In a rather typical post Lenin (the God of the left blogosphere for what my opinion's worth) addresses the issue of 'free speech' as regards the current problems:
Free speech, then, is in material terms, in this climate, and at this conjuncture, the freedom to denigrate black people, Muslims, Arabs and just about anyone liable to come on the wrong end of Western power. So cut it out. It's not funny any more, just quit it.
Normally, I think I come off as quite the 'moderate Marxist' but in this case I think I agree with Lenin to a large degree. As I hope I have consistently stressed in this blog 'rights' and 'freedom' are necessarily indeterminate, and as such are infinitely contestible - as such specifc conjunctura; balances of class forces will affect them rather a lot.
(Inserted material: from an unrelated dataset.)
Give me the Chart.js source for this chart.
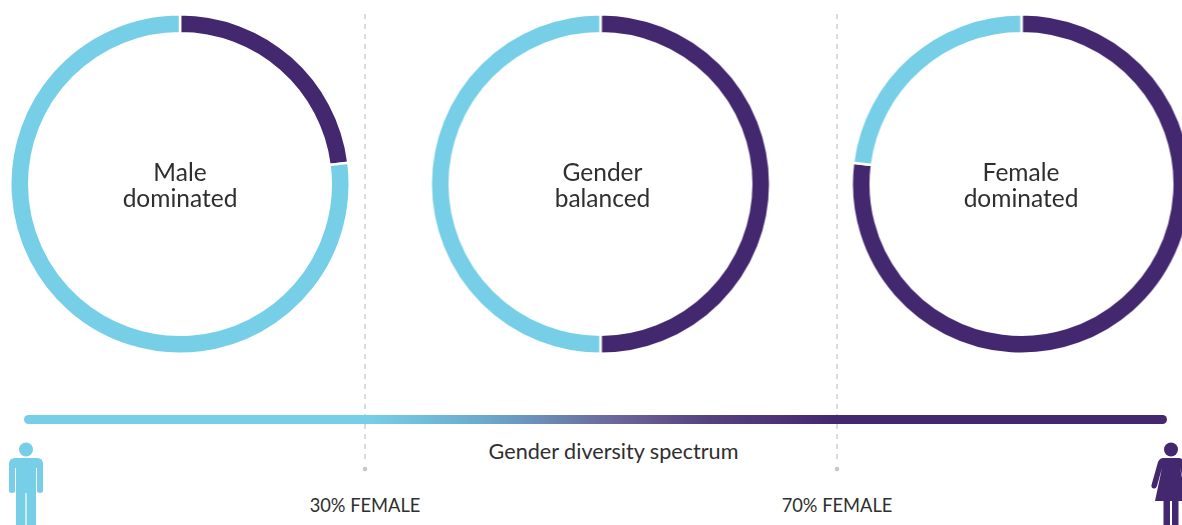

Lenin's analyis spot on as it is reminds me of another Lenin, who (apparently) responded to the question of freedom with:
“Freedom yes, but for whom? To do what?”
Such is the necessity of a materialist analysis. Freedom simply cannot be understood as some 'idea' eternally floating above all specific historical and material considerations. Rather particular types of 'freedom' must be considered as rooted in and posited by particular material conjunctures and organic tendencies. If one ignores the fact that 'freedom' is demarcated by struggle one lapses into a horrifyingly bourgeois discource (I'm not saying 'freedom' is bourgeois, merely that freedom is a historically and materially conditioned concept). In this regard I really like Zizek's quote vis-a-vis human rights:
So, to put it in the Leninist way: what the ‘human rights of Third World suffering victims’ effectively means today, in the predominant discourse, is the right of Western powers themselves to intervene politically, economically, culturally and militarily in the Third World countries of their choice, in the name of defending human rights.
But. One thing that all of these (exceedingly clever) people seem to ignores it the possibility that conjunctures can change. Whilst I agree entirely that currently many 'rights' are entirely dominated by capital I also understand that their contestibility means that class struggle can change their content. Though I am under no bounds about the historical and material origin of rights (commidty production see my older posts) I also get that in our current organic situation struggle can redefine these rights.

Thus rather than 'abstaining' from freedom perhaps we should be engaged in redefining it...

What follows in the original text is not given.